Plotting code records
= = = = =

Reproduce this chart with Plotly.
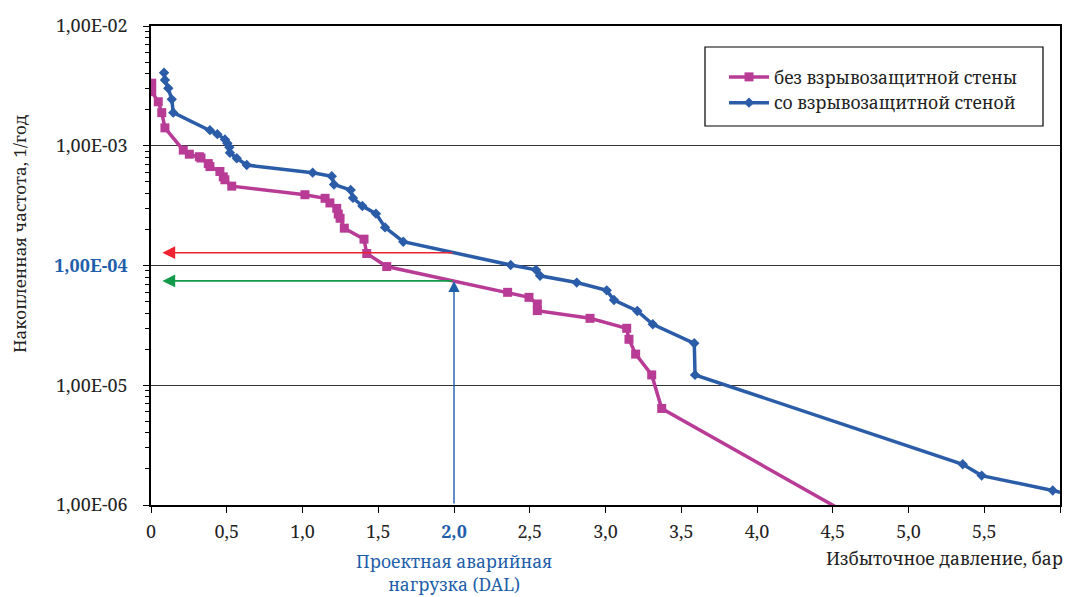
import numpy as np
import plotly.graph_objects as go

# ---- data ----
series_names = ["без взрывозащитной стены", "со взрывозащитной стеной"]

no_wall_x = [0.005, 0.005, 0.048, 0.071, 0.092, 0.213, 0.253, 0.319, 0.330, 0.378,
             0.389, 0.455, 0.477, 0.488, 0.533, 1.016, 1.149, 1.181, 1.226, 1.236,
             1.248, 1.276, 1.406, 1.424, 1.556, 2.354, 2.495, 2.550, 2.550, 2.898,
             3.140, 3.155, 3.199, 3.305, 3.371, 4.750]
no_wall_y = [3.33e-3, 2.83e-3, 2.33e-3, 1.89e-3, 1.41e-3, 9.2e-4, 8.5e-4, 8.1e-4, 7.9e-4, 7.1e-4,
             6.7e-4, 6.1e-4, 5.5e-4, 5.2e-4, 4.6e-4, 3.9e-4, 3.64e-4, 3.33e-4, 3.0e-4, 2.69e-4,
             2.48e-4, 2.05e-4, 1.66e-4, 1.26e-4, 9.8e-5, 5.97e-5, 5.42e-5, 4.77e-5, 4.2e-5, 3.62e-5,
             2.99e-5, 2.42e-5, 1.82e-5, 1.22e-5, 6.4e-6, 6.6e-7]

wall_x = [0.086, 0.092, 0.114, 0.137, 0.147, 0.389, 0.438, 0.488, 0.504, 0.517,
          0.521, 0.566, 0.632, 1.067, 1.193, 1.208, 1.318, 1.333, 1.395, 1.485,
          1.545, 1.665, 2.374, 2.541, 2.568, 2.810, 3.008, 3.056, 3.210, 3.312,
          3.586, 3.591, 5.358, 5.483, 5.952, 6.100]
wall_y = [4.07e-3, 3.54e-3, 3.02e-3, 2.44e-3, 1.89e-3, 1.35e-3, 1.25e-3, 1.13e-3, 1.05e-3, 9.7e-4,
          8.75e-4, 7.86e-4, 6.9e-4, 5.96e-4, 5.56e-4, 4.75e-4, 4.27e-4, 3.67e-4, 3.14e-4, 2.71e-4,
          2.08e-4, 1.58e-4, 1.01e-4, 9.2e-5, 8.2e-5, 7.2e-5, 6.2e-5, 5.15e-5, 4.17e-5, 3.23e-5,
          2.24e-5, 1.22e-5, 2.19e-6, 1.76e-6, 1.32e-6, 1.20e-6]

dal_x = 2.0
arrow_end_x = 0.075

x_tickvals = [0, 0.5, 1.0, 1.5, 2.0, 2.5, 3.0, 3.5, 4.0, 4.5, 5.0, 5.5, 6.0]
x_ticktext = ["0", "0,5", "1,0", "1,5", "2,0", "2,5", "3,0", "3,5", "4,0", "4,5", "5,0", "5,5", "6,0"]
y_tickvals = [1e-2, 1e-3, 1e-4, 1e-5, 1e-6]
y_ticktext = ["1,00E-02", "1,00E-03", "1,00E-04", "1,00E-05", "1,00E-06"]
highlight_x = "2,0"
highlight_y = "1,00E-04"

# ---- styles ----
FONT = "Noto Serif, DejaVu Serif"
TICK_SIZE = 18
TEXT_SIZE = 17.5
MAGENTA = "#B83C96"
BLUE = "#2A5CA8"
RED = "#EE2230"
GREEN = "#129A4A"
HL = "#1F5FAA"
TXT = "#222222"

# page body has an 8px margin: the figure is shifted by it
W, H = 1059, 589
L, T = 143, 18
PW, PH = 909, 479

def hl(t, key):
    return f"<b><span style='color:{HL}'>{t}</span></b>" if t == key else t

fig = go.Figure()
fig.add_trace(go.Scatter(x=no_wall_x, y=no_wall_y, mode="lines+markers", name=series_names[0],
                         line=dict(color=MAGENTA, width=3.5),
                         marker=dict(symbol="square", size=9, color=MAGENTA)))
fig.add_trace(go.Scatter(x=wall_x, y=wall_y, mode="lines+markers", name=series_names[1],
                         line=dict(color=BLUE, width=3.5),
                         marker=dict(symbol="diamond", size=8, color=BLUE)))

lvl_wall = np.interp(dal_x, wall_x, np.log10(wall_y))
lvl_nowall = np.interp(dal_x, no_wall_x, np.log10(no_wall_y))

minor_vals = [m * 10.0 ** e for e in range(-6, -2) for m in range(2, 10)]

fig.update_xaxes(range=[0, 6], tickvals=x_tickvals,
                 ticktext=[hl(t, highlight_x) for t in x_ticktext],
                 ticks="outside", ticklen=6, tickcolor="black", tickwidth=1.2,
                 showline=True, linecolor="black", linewidth=1.5, mirror=True,
                 showgrid=False, zeroline=False, ticklabelstandoff=4, automargin=False,
                 tickfont=dict(family=FONT, size=TICK_SIZE, color=TXT))
fig.update_yaxes(type="log", range=[-6, -2], tickvals=y_tickvals,
                 ticktext=[hl(t, highlight_y) for t in y_ticktext],
                 ticks="outside", ticklen=6, tickcolor="black", tickwidth=1.2,
                 showline=True, linecolor="black", linewidth=1.5, mirror=True,
                 showgrid=True, gridcolor="#333333", gridwidth=1.2, zeroline=False,
                 ticklabelstandoff=12, automargin=False,
                 minor=dict(tickvals=minor_vals, ticks="outside", ticklen=4,
                            tickcolor="black", tickwidth=1, showgrid=False),
                 tickfont=dict(family=FONT, size=TICK_SIZE, color=TXT))

def px_x(p):
    return (p - 8 - L) / PW

def px_y(p):
    return (T + PH - (p - 8)) / PH

ann = []
ann.append(dict(x=arrow_end_x, y=lvl_wall, ax=dal_x, ay=lvl_wall, xref="x", yref="y",
                axref="x", ayref="y", text="", showarrow=True, arrowhead=2,
                arrowsize=1.6, arrowwidth=1.6, arrowcolor=RED))
ann.append(dict(x=arrow_end_x, y=lvl_nowall, ax=dal_x, ay=lvl_nowall, xref="x", yref="y",
                axref="x", ayref="y", text="", showarrow=True, arrowhead=2,
                arrowsize=1.6, arrowwidth=1.6, arrowcolor=GREEN))
ann.append(dict(x=dal_x, y=lvl_nowall, ax=dal_x, ay=-6, xref="x", yref="y",
                axref="x", ayref="y", text="", showarrow=True, arrowhead=2,
                arrowsize=1.6, arrowwidth=1.4, arrowcolor=HL))
ann.append(dict(x=dal_x, y=px_y(572), xref="x", yref="paper", showarrow=False,
                text="Проектная аварийная<br>нагрузка (DAL)",
                font=dict(family=FONT, size=TEXT_SIZE, color=HL), xanchor="center", yanchor="middle"))
ann.append(dict(x=px_x(1065), y=px_y(558), xref="paper", yref="paper", showarrow=False,
                text="Избыточное давление, бар",
                font=dict(family=FONT, size=TEXT_SIZE, color=TXT), xanchor="right", yanchor="middle"))
ann.append(dict(x=px_x(19), y=px_y(234), xref="paper", yref="paper", showarrow=False,
                text="Накопленная частота, 1/год", textangle=-90,
                font=dict(family=FONT, size=17, color=TXT), xanchor="center", yanchor="middle"))

shapes = [dict(type="rect", xref="paper", yref="paper",
               x0=px_x(705), x1=px_x(1043), y0=px_y(126), y1=px_y(47),
               line=dict(color="black", width=1.2), fillcolor="white", layer="below")]

fig.update_layout(width=W, height=H,
                  margin=dict(l=L, r=W - L - PW, t=T, b=H - T - PH, autoexpand=False),
                  plot_bgcolor="white", paper_bgcolor="white",
                  font=dict(family=FONT, size=TEXT_SIZE, color=TXT),
                  annotations=ann, shapes=shapes, showlegend=True,
                  legend=dict(x=px_x(724), y=px_y(59), xanchor="left", yanchor="top",
                              bgcolor="rgba(0,0,0,0)", borderwidth=0, itemwidth=40,
                              font=dict(family=FONT, size=TEXT_SIZE, color=TXT), tracegroupgap=0))

fig.write_html("out.html")
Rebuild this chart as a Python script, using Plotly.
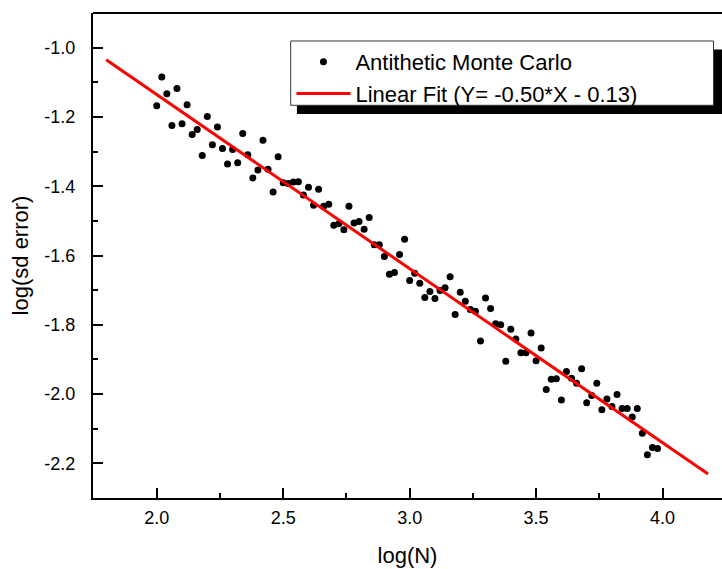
import plotly.graph_objects as go

# ---- data ----
log_n = [2.00, 2.02, 2.04, 2.06, 2.08, 2.10, 2.12, 2.14, 2.16, 2.18,
         2.20, 2.22, 2.24, 2.26, 2.28, 2.30, 2.32, 2.34, 2.36, 2.38,
         2.40, 2.42, 2.44, 2.46, 2.48, 2.50, 2.52, 2.54, 2.56, 2.58,
         2.60, 2.62, 2.64, 2.66, 2.68, 2.70, 2.72, 2.74, 2.76, 2.78,
         2.80, 2.82, 2.84, 2.86, 2.88, 2.90, 2.92, 2.94, 2.96, 2.98,
         3.00, 3.02, 3.04, 3.06, 3.08, 3.10, 3.12, 3.14, 3.16, 3.18,
         3.20, 3.22, 3.24, 3.26, 3.28, 3.30, 3.32, 3.34, 3.36, 3.38,
         3.40, 3.42, 3.44, 3.46, 3.48, 3.50, 3.52, 3.54, 3.56, 3.58,
         3.60, 3.62, 3.64, 3.66, 3.68, 3.70, 3.72, 3.74, 3.76, 3.78,
         3.80, 3.82, 3.84, 3.86, 3.88, 3.90, 3.92, 3.94, 3.96, 3.98]
log_sd_error = [-1.168, -1.085, -1.133, -1.225, -1.118, -1.220, -1.165, -1.251, -1.236, -1.311,
                -1.199, -1.280, -1.229, -1.291, -1.336, -1.294, -1.332, -1.248, -1.309, -1.376,
                -1.353, -1.267, -1.351, -1.417, -1.315, -1.390, -1.392, -1.388, -1.387, -1.425,
                -1.403, -1.455, -1.409, -1.458, -1.452, -1.513, -1.508, -1.526, -1.458, -1.506,
                -1.502, -1.524, -1.490, -1.569, -1.569, -1.603, -1.654, -1.649, -1.597, -1.553,
                -1.672, -1.651, -1.680, -1.721, -1.704, -1.724, -1.701, -1.693, -1.661, -1.770,
                -1.706, -1.732, -1.756, -1.761, -1.847, -1.723, -1.753, -1.797, -1.800, -1.905,
                -1.813, -1.841, -1.881, -1.881, -1.824, -1.904, -1.867, -1.987, -1.957, -1.956,
                -2.017, -1.935, -1.954, -1.969, -1.927, -2.025, -2.004, -1.969, -2.045, -2.014,
                -2.036, -2.001, -2.042, -2.042, -2.066, -2.042, -2.113, -2.175, -2.154, -2.157]

fit_x = [1.80, 4.18]
fit_y = [-1.035, -2.231]

x_tick_vals = [2.0, 2.5, 3.0, 3.5, 4.0]
x_tick_text = ["2.0", "2.5", "3.0", "3.5", "4.0"]
y_tick_vals = [-1.0, -1.2, -1.4, -1.6, -1.8, -2.0, -2.2]
y_tick_text = ["-1.0", "-1.2", "-1.4", "-1.6", "-1.8", "-2.0", "-2.2"]

FONT = "Liberation Sans, Arial, Helvetica, sans-serif"

fig = go.Figure()
fig.add_trace(go.Scatter(
    x=log_n, y=log_sd_error, mode="markers",
    name="Antithetic Monte Carlo",
    marker=dict(color="black", size=7, line=dict(width=0)),
))
fig.add_trace(go.Scatter(
    x=fit_x, y=fit_y, mode="lines",
    name="Linear Fit (Y= -0.50*X - 0.13)",
    line=dict(color="#ff0000", width=3),
))

# top frame line (plot box top edge); the frame runs past the cropped right edge
fig.add_shape(type="line", xref="paper", yref="paper",
              x0=0, x1=1.0, y0=1.0, y1=1.0,
              line=dict(color="black", width=2), layer="above")
# legend frame + drop shadow (paper coordinates)
fig.add_shape(type="rect", xref="paper", yref="paper",
              x0=0.3242, x1=1.0, y0=0.7918, y1=0.9250,
              fillcolor="black", line=dict(width=0), layer="above")
fig.add_shape(type="rect", xref="paper", yref="paper",
              x0=0.3143, x1=0.9865, y0=0.8097, y1=0.9423,
              fillcolor="white", line=dict(color="#333333", width=1), layer="above")

fig.update_layout(
    template="none",
    width=760, height=569,
    margin=dict(l=93, r=38, t=13, b=71, pad=0),
    paper_bgcolor="white", plot_bgcolor="white",
    font=dict(family=FONT, size=18, color="black"),
    showlegend=True,
    legend=dict(
        x=0.3155, y=0.9423, xanchor="left", yanchor="top",
        bgcolor="rgba(0,0,0,0)", borderwidth=0,
        font=dict(size=22, family=FONT, color="black"),
        itemwidth=54, tracegroupgap=0,
    ),
    xaxis=dict(
        range=[1.748, 4.235], showgrid=False, zeroline=False, automargin=False,
        showline=True, linecolor="black", linewidth=2, mirror=False,
        ticks="inside", ticklen=10, tickwidth=2, tickcolor="black",
        tickvals=x_tick_vals, ticktext=x_tick_text,
        tickfont=dict(size=18), ticklabelstandoff=2,
        minor=dict(ticks="inside", ticklen=5, tickwidth=2, tickcolor="black", dtick=0.25, tick0=2.0, showgrid=False),
        title=dict(text="log(N)", font=dict(size=22), standoff=21),
    ),
    yaxis=dict(
        range=[-2.30, -0.90], showgrid=False, zeroline=False, automargin=False,
        showline=True, linecolor="black", linewidth=2, mirror=False,
        ticks="inside", ticklen=10, tickwidth=2, tickcolor="black",
        tickvals=y_tick_vals, ticktext=y_tick_text,
        tickfont=dict(size=18), ticklabelstandoff=12,
        minor=dict(ticks="inside", ticklen=5, tickwidth=2, tickcolor="black", dtick=0.1, tick0=-1.0, showgrid=False),
        title=dict(text="log(sd error)", font=dict(size=22), standoff=10),
    ),
)

fig.write_html("out.html")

= = = = =

**OBJECTIVE**.
Pictures excluded, repeat the records exactly from their opening line through the line containing "2.99e-5, 2.42e-5, 1.82e-5, 1.22e-5, 6.4e-6, 6.6e-7]".

**CORRECT RESPONSE**.
Reproduce this chart with Plotly.
import numpy as np
import plotly.graph_objects as go

# ---- data ----
series_names = ["без взрывозащитной стены", "со взрывозащитной стеной"]

no_wall_x = [0.005, 0.005, 0.048, 0.071, 0.092, 0.213, 0.253, 0.319, 0.330, 0.378,
             0.389, 0.455, 0.477, 0.488, 0.533, 1.016, 1.149, 1.181, 1.226, 1.236,
             1.248, 1.276, 1.406, 1.424, 1.556, 2.354, 2.495, 2.550, 2.550, 2.898,
             3.140, 3.155, 3.199, 3.305, 3.371, 4.750]
no_wall_y = [3.33e-3, 2.83e-3, 2.33e-3, 1.89e-3, 1.41e-3, 9.2e-4, 8.5e-4, 8.1e-4, 7.9e-4, 7.1e-4,
             6.7e-4, 6.1e-4, 5.5e-4, 5.2e-4, 4.6e-4, 3.9e-4, 3.64e-4, 3.33e-4, 3.0e-4, 2.69e-4,
             2.48e-4, 2.05e-4, 1.66e-4, 1.26e-4, 9.8e-5, 5.97e-5, 5.42e-5, 4.77e-5, 4.2e-5, 3.62e-5,
             2.99e-5, 2.42e-5, 1.82e-5, 1.22e-5, 6.4e-6, 6.6e-7]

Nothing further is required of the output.